[Raw data]
━━━━
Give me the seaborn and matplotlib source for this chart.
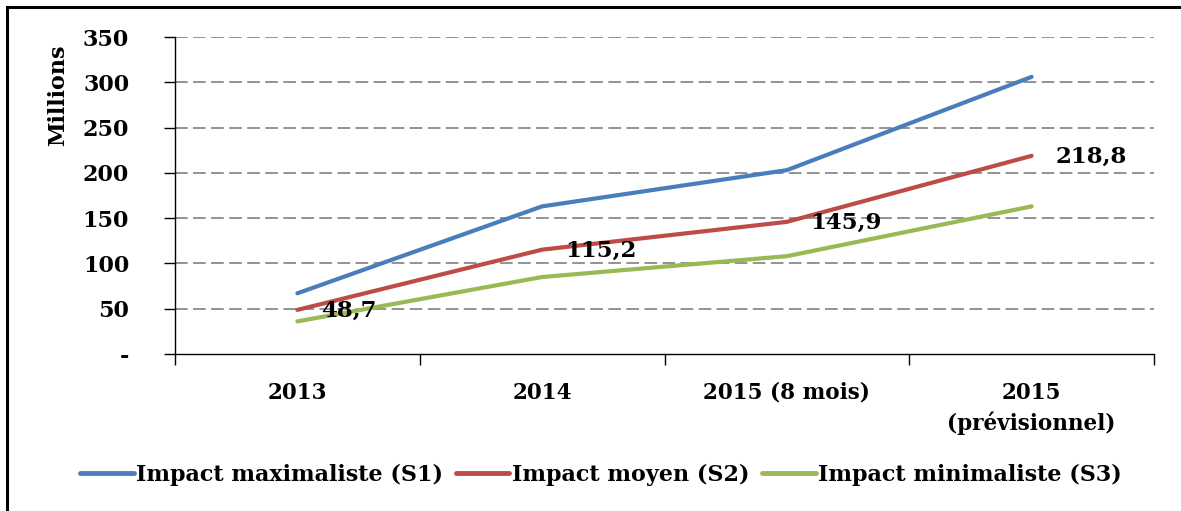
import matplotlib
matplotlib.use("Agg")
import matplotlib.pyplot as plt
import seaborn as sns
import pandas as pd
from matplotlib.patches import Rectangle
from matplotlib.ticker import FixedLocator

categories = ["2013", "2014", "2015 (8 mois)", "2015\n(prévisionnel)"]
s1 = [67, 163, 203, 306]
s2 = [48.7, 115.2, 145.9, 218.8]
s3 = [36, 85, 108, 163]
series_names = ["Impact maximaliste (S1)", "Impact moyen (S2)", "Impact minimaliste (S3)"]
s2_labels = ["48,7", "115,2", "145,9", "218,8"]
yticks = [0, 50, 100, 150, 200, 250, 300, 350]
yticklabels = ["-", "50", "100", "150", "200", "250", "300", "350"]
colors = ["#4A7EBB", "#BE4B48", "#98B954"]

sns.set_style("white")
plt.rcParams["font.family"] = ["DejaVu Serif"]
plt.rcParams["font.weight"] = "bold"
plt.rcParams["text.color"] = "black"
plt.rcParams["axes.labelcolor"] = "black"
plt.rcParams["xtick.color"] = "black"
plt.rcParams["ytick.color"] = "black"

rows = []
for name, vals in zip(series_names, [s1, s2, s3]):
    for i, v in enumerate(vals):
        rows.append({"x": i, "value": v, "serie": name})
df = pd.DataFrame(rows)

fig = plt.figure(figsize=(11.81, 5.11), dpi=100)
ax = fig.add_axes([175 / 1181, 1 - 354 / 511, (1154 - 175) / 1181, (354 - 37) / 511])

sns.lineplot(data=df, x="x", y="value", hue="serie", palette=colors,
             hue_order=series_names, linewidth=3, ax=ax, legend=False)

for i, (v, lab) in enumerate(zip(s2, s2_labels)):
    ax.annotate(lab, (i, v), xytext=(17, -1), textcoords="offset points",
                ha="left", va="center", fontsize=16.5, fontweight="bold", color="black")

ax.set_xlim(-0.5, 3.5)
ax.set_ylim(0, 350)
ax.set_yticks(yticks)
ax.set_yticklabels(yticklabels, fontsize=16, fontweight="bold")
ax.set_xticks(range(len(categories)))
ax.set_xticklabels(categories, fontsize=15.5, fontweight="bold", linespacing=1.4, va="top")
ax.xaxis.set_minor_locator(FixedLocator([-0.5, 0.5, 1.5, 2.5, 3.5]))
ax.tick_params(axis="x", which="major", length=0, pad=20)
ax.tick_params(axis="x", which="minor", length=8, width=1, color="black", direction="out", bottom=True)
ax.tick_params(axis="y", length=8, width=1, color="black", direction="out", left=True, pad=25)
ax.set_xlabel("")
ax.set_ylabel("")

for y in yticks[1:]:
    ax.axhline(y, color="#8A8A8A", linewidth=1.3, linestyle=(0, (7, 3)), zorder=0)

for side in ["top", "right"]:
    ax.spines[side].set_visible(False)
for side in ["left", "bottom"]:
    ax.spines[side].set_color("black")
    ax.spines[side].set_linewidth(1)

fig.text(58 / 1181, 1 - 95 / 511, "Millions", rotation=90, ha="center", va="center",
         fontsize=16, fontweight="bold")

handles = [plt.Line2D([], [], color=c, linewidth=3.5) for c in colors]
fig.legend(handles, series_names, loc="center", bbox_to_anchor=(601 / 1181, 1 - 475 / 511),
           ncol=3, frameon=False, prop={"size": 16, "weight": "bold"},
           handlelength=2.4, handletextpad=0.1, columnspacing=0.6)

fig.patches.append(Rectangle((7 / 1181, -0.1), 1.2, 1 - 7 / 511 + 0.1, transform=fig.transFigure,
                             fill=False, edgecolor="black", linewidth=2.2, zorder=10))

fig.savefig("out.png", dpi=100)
━━━━
[Job]
From the top of the listing above, repeat each line exactly until you reach the line containing "from matplotlib.ticker import FixedLocator", and repeat that one too. Leave the pictures out.

[Correct result]
Give me the seaborn and matplotlib source for this chart.
import matplotlib
matplotlib.use("Agg")
import matplotlib.pyplot as plt
import seaborn as sns
import pandas as pd
from matplotlib.patches import Rectangle
from matplotlib.ticker import FixedLocator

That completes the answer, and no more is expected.